The Democrats have deep concerns about the closing-off of the mature age and partner allowances. This will impose JobSearch activities on groups of Australians who, frankly, really have the probably the lowest chance of actually finding employment. So often, for those in mature age and partner categories who have been out of the work force for a very long-time, if they want work they will look for work. There is plenty of evidence to show that people in those categories want to work rather than not participate in the labour force. As the ABS showed in its statistics on labour force participation earlier this week, it is quite clear that so many people drop out of the work force because they have been told time and time again that they are too old for the job. It has been quite clearly shown through the Job Network and the Productivity Commission that the government is not providing sufficient assistance to the mature aged to get back into work. Whilst there have been some attempts to improve this in recent months, the situation for mature age workers is simply not good enough in terms of ensuring that there are jobs available for them.

I should note in passing that in Queensland the Beattie government has initiated a community jobs program directed at the mature aged in particular. That scheme has a very high success rate of easing the mature aged back into employment by at least giving them a real job for a period of time. It works far better than Work for the Dole, with a 90 per cent placement rate as opposed to about a 35 per cent placement rate on Work for the Dole. It highlights that if you offer real work opportunities doing real community work and real training opportunities then it will be recognised by employers in a way that participation in Work for the Dole clearly is not being recognised.

The changes to the breaching regime in this bill are obviously providing different rules for parents and mature age workers. The Democrats believe that this is the first acknowledgment that we have seen from the government that the breaching regime that is in place is simply not satisfactory in terms of the unfairness that it is causing. I particularly welcome the second reading amendment moved by Senator Bishop, which draws attention to the failings and unfairness of the government's breaching regime and its failure to ensure that the full recommendations of the Pearce inquiry have been implemented. I would encourage the Labor Party to turn that second reading amendment into formal amendments at the committee stage. Certainly, the Democrats would support amendments reflecting the Pearce inquiry being moved and becoming part of the act, because we believe that that provides a better basis on which the breaching regime can finally be reformed.

In conclusion, this bill contains some things which are good and welcome and a lot of things which simply are very harsh and unfair.

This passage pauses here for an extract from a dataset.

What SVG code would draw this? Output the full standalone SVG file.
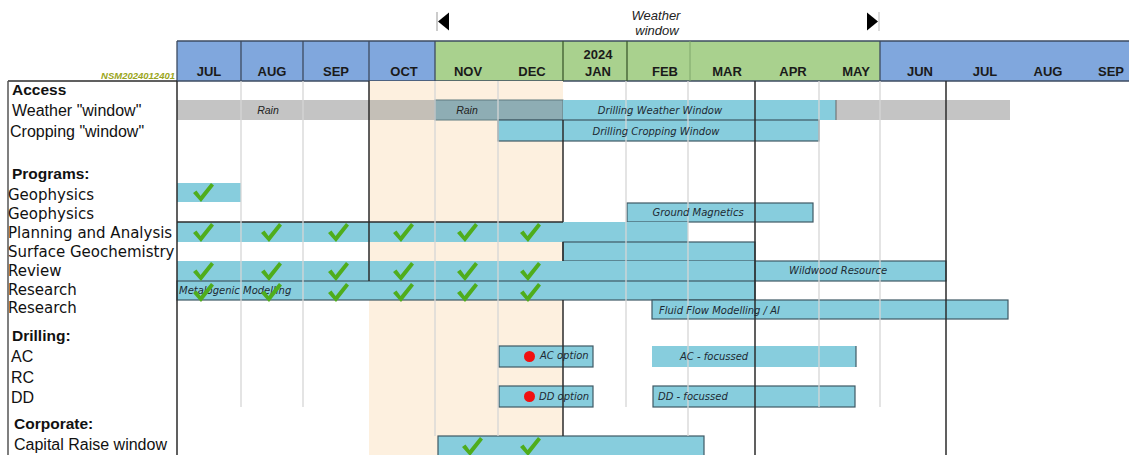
<svg xmlns="http://www.w3.org/2000/svg" width="1129" height="455" viewBox="0 0 1129 455">
<style>
.mo{font-family:"Liberation Sans",Arial,sans-serif;font-weight:bold;font-size:13px;fill:#1a1a1a;text-anchor:middle}
.lbA{font-family:"Liberation Sans",Arial,sans-serif;font-size:16px;fill:#111}
.lbH{font-family:"Liberation Sans",Arial,sans-serif;font-size:15.5px;font-weight:bold;fill:#111}
.lbP{font-family:"DejaVu Sans",Verdana,sans-serif;font-size:15px;fill:#111}
.bt{font-family:"DejaVu Sans",Verdana,sans-serif;font-style:italic;font-size:10px;fill:#1d2a33}
.rain{font-family:"Liberation Sans",Arial,sans-serif;font-style:italic;font-size:10.5px;fill:#222;text-anchor:middle}
.bar{fill:#87cddd}
.barb{fill:#87cddd;stroke:#3e5964;stroke-width:1.2}
.lg{stroke:#d6d6d6;stroke-width:1.3}
.dk{stroke:#2b2b2b;stroke-width:1.5}
.hd{stroke:#3d4b60;stroke-width:1.3}
</style>
<defs>
<path id="chk" d="M0,10 L3.5,7.5 L7.5,13 L18,0 L21,2.5 L8,19 Z" fill="#4fad1c"/>
</defs>
<rect width="1129" height="455" fill="#fff"/>

<!-- top weather window markers -->
<g id="weather-marker">
<line x1="437" y1="12" x2="437" y2="31" stroke="#999" stroke-width="1"/>
<polygon points="438,21.5 449,12.5 449,30.5" fill="#000"/>
<polygon points="867,12.5 867,30.5 878,21.5" fill="#000"/>
<line x1="879" y1="12" x2="879" y2="31" stroke="#bbb" stroke-width="1"/>
<text x="656" y="20" font-family="Liberation Sans,Arial,sans-serif" font-style="italic" font-size="13" fill="#222" text-anchor="middle">Weather</text>
<text x="657" y="35" font-family="Liberation Sans,Arial,sans-serif" font-style="italic" font-size="13" fill="#222" text-anchor="middle">window</text>
</g>

<!-- header -->
<g id="header">
<rect x="177" y="41" width="258" height="40" fill="#80a7dd"/>
<rect x="435" y="41" width="445" height="40" fill="#a9d18e"/>
<rect x="880" y="41" width="249" height="40" fill="#80a7dd"/>
<line x1="177" y1="41" x2="1129" y2="41" class="hd"/>
<line x1="177" y1="81" x2="1129" y2="81" class="hd"/>
<line x1="177" y1="41" x2="177" y2="81" class="hd"/>
<line x1="241" y1="41" x2="241" y2="81" class="hd"/>
<line x1="303" y1="41" x2="303" y2="81" class="hd"/>
<line x1="369" y1="41" x2="369" y2="81" class="hd"/>
<line x1="435" y1="41" x2="435" y2="81" class="hd"/>
<line x1="563" y1="41" x2="563" y2="81" stroke="#3d5a2e" stroke-width="1.3"/>
<line x1="627" y1="41" x2="627" y2="81" stroke="#3d5a2e" stroke-width="1.3"/>
<line x1="690" y1="41" x2="690" y2="81" stroke="#7fa66a" stroke-width="1"/>
<line x1="880" y1="41" x2="880" y2="81" class="hd"/>
<text x="209" y="76" class="mo">JUL</text>
<text x="272" y="76" class="mo">AUG</text>
<text x="336" y="76" class="mo">SEP</text>
<text x="404" y="76" class="mo">OCT</text>
<text x="468" y="76" class="mo">NOV</text>
<text x="532" y="76" class="mo">DEC</text>
<text x="598" y="59" class="mo">2024</text>
<text x="598" y="76" class="mo">JAN</text>
<text x="665" y="76" class="mo">FEB</text>
<text x="727" y="76" class="mo">MAR</text>
<text x="793" y="76" class="mo">APR</text>
<text x="856" y="76" class="mo">MAY</text>
<text x="920" y="76" class="mo">JUN</text>
<text x="985" y="76" class="mo">JUL</text>
<text x="1048" y="76" class="mo">AUG</text>
<text x="1111" y="76" class="mo">SEP</text>
<text x="175" y="79" font-family="Liberation Sans,Arial,sans-serif" font-weight="bold" font-style="italic" font-size="9.5" fill="#9aa520" text-anchor="end">NSM2024012401</text>
</g>

<!-- body background -->
<rect x="369" y="81" width="194" height="374" fill="#fdf0df"/>

<!-- bars -->
<g id="bars">
<rect x="177" y="100" width="258" height="20" fill="#c4c4c4"/>
<rect x="369" y="100" width="66" height="20" fill="#c4bfb7"/>
<rect x="435" y="100" width="128" height="20" fill="#8eadb4" stroke="#5f7a80" stroke-width="1"/>
<rect x="563" y="100" width="273" height="20" class="bar"/>
<rect x="836" y="100" width="174" height="20" fill="#c4c4c4"/>
<line x1="836" y1="100" x2="836" y2="120" stroke="#666" stroke-width="1"/>
<rect x="498" y="120" width="321" height="21" class="barb"/>

<rect x="177" y="183" width="64" height="19" class="bar"/>
<rect x="627" y="203" width="186" height="19" class="barb"/>
<rect x="177" y="222" width="511" height="20" class="bar"/>
<line x1="177" y1="222" x2="563" y2="222" class="dk"/>
<rect x="563" y="242" width="192" height="19" class="barb"/>
<rect x="177" y="261" width="578" height="20" class="bar"/>
<rect x="755" y="261" width="191" height="20" class="barb"/>
<rect x="177" y="281" width="578" height="19" class="barb"/>
<rect x="652" y="300" width="356" height="19" class="barb"/>

<rect x="499" y="346" width="94" height="21" class="barb"/>
<rect x="652" y="346" width="204" height="21" class="bar"/>
<line x1="856" y1="346" x2="856" y2="367" stroke="#3e5964" stroke-width="1.2"/>
<rect x="499" y="386" width="94" height="21" class="barb"/>
<rect x="653" y="386" width="202" height="21" class="barb"/>
<rect x="438" y="436" width="266" height="22" class="barb"/>
<circle cx="529.5" cy="356.5" r="5.5" fill="#f01010"/>
<circle cx="529.5" cy="396.5" r="5.5" fill="#f01010"/>
</g>

<!-- grid lines -->
<g id="grid">
<line x1="241" y1="81" x2="241" y2="407" class="lg"/>
<line x1="303" y1="81" x2="303" y2="407" class="lg"/>
<line x1="435" y1="81" x2="435" y2="436" class="lg"/>
<line x1="498" y1="81" x2="498" y2="436" class="lg"/>
<line x1="626" y1="81" x2="626" y2="407" class="lg"/>
<line x1="688" y1="81" x2="688" y2="436" class="lg"/>
<line x1="819" y1="81" x2="819" y2="407" class="lg"/>
<line x1="880" y1="81" x2="880" y2="407" class="lg"/>
<line x1="177" y1="81" x2="177" y2="455" class="dk"/>
<line x1="369" y1="81" x2="369" y2="281" class="dk"/>
<line x1="563" y1="120" x2="563" y2="222" class="dk"/>
<line x1="563" y1="242" x2="563" y2="261" class="dk"/>
<line x1="563" y1="300" x2="563" y2="436" class="dk"/>
<line x1="755" y1="81" x2="755" y2="455" class="dk"/>
<line x1="946" y1="81" x2="946" y2="455" class="dk"/>
<line x1="8" y1="81" x2="177" y2="81" class="dk"/>
<line x1="8" y1="81" x2="8" y2="455" stroke="#555" stroke-width="1.5"/>
</g>

<!-- bar texts -->
<g id="bar-labels">
<text x="268" y="114" class="rain">Rain</text>
<text x="467" y="114" class="rain">Rain</text>
<text x="660" y="114" class="bt" text-anchor="middle">Drilling Weather Window</text>
<text x="656" y="135" class="bt" text-anchor="middle">Drilling Cropping Window</text>
<text x="698" y="216" class="bt" text-anchor="middle">Ground Magnetics</text>
<text x="789" y="274" class="bt">Wildwood Resource</text>
<text x="179" y="294" class="bt">Metalogenic Modelling</text>
<text x="659" y="314" class="bt">Fluid Flow Modelling / AI</text>
<text x="540" y="359" class="bt">AC option</text>
<text x="680" y="360" class="bt">AC - focussed</text>
<text x="539" y="400" class="bt">DD option</text>
<text x="658" y="400" class="bt">DD - focussed</text>
</g>

<!-- checks -->
<g id="checks">
<use href="#chk" x="193" y="183"/>
<use href="#chk" x="193" y="223"/>
<use href="#chk" x="261" y="223"/>
<use href="#chk" x="328" y="223"/>
<use href="#chk" x="393" y="223"/>
<use href="#chk" x="457" y="223"/>
<use href="#chk" x="520" y="223"/>
<use href="#chk" x="193" y="262"/>
<use href="#chk" x="261" y="262"/>
<use href="#chk" x="328" y="262"/>
<use href="#chk" x="393" y="262"/>
<use href="#chk" x="457" y="262"/>
<use href="#chk" x="520" y="262"/>
<use href="#chk" x="193" y="283"/>
<use href="#chk" x="261" y="283"/>
<use href="#chk" x="328" y="283"/>
<use href="#chk" x="393" y="283"/>
<use href="#chk" x="457" y="283"/>
<use href="#chk" x="520" y="283"/>
<use href="#chk" x="462" y="437"/>
<use href="#chk" x="520" y="437"/>
</g>

<!-- row labels -->
<g id="row-labels">
<text x="12" y="95" class="lbH">Access</text>
<text x="12" y="116" class="lbA">Weather "window"</text>
<text x="10" y="137" class="lbA">Cropping "window"</text>
<text x="12" y="179" class="lbH">Programs:</text>
<text x="8" y="200" class="lbP">Geophysics</text>
<text x="8" y="219" class="lbP">Geophysics</text>
<text x="8" y="238" class="lbP">Planning and Analysis</text>
<text x="8" y="257" class="lbP">Surface Geochemistry</text>
<text x="8" y="276" class="lbP">Review</text>
<text x="8" y="295" class="lbP">Research</text>
<text x="8" y="313" class="lbP">Research</text>
<text x="12" y="341" class="lbH">Drilling:</text>
<text x="11" y="362" class="lbA">AC</text>
<text x="11" y="383" class="lbA">RC</text>
<text x="11" y="403" class="lbA">DD</text>
<text x="14" y="429" class="lbH">Corporate:</text>
<text x="14" y="450" class="lbA">Capital Raise window</text>
</g>
</svg>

It is picking the eyes out of McClure and leaving so much of what is important in McClure and the regional welfare reform blueprint in the too-hard basket. Most of what McClure recommended in terms of the government's side of mutual obligation has not been delivered. The programs and support which are needed to ensure that people can participate effectively in the work force have not been delivered or have been delivered only partially or ineffectively. These things need to be reviewed by this government if welfare reform is to proceed in a form that delivers social inclusion and better economic opportunities.